One of the most extraordinary reliefs is doubtlessly Donatello’s “Madonna and Child” circa 1420–1425. The relief is composed according to Brunelleschi’s rules of perspective.
Converging perspective lines in a frame seen in perspective shortcut evoke a window. The illusion of space and the optical effect of a succession of planes and distances are created thanks to the stiacciato technique. The visitor discovers by looking closer that the child’s left hand is foreshortened.
Apart from the experimental aspect of this piece’s composition, the observer will notice the bond between the mother and the child actually carved between the two, literally face to face, as well as their converging looks, forming a single whole, which all suggests the complexity of motherly love, sensual and spiritual, and also the inseparability of their destiny.
This relief gave rise to a genre in Florentine sculpture, and will be reproduced in paintings as well as reliefs.
Art for Everyone
The 15th century is also characterized by the return of terracotta, a common medium in antiquity. New techniques made it possible to reproduce great artists’ creations at a low cost.
The “Madonna and Child” relief was thus spread widely. Terracotta reliefs enhanced with polychrome and gold became as popular as marble, while being less costly. But it was Florentine sculptor Lucca della Robbia (1399/1400–1482) who covered terracotta with enamel and revolutionized this domain. The white and shiny substance brings out the divine and luminous aspect of the relief.

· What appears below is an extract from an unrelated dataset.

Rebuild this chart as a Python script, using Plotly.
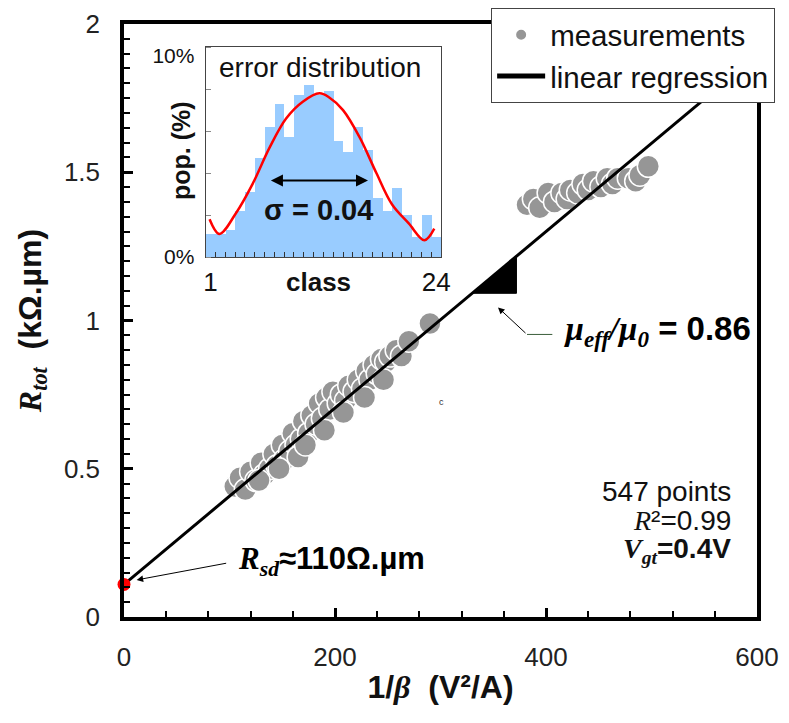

The last theme in the exhibition centers on the busts of new patrons of the arts who marked the transition from republican ideals to the hegemony of families. A new genre then appeared: the head-and-shoulders portrait, called the “Florentine style,” which expresses the psychology of a character.
Women’s busts evoke an idealized beauty. The magnificent Marietta Strozzi expresses a contemplative inner beauty, which is achieved through the sobriety of fine and delicate lines. The search for polished simplicity brings out the implicit: the soul.
The Springtime of the Renaissance: Sculpture and the Arts in Florence closes on Jan. 6, 2014, at the Louvre Museum in Paris.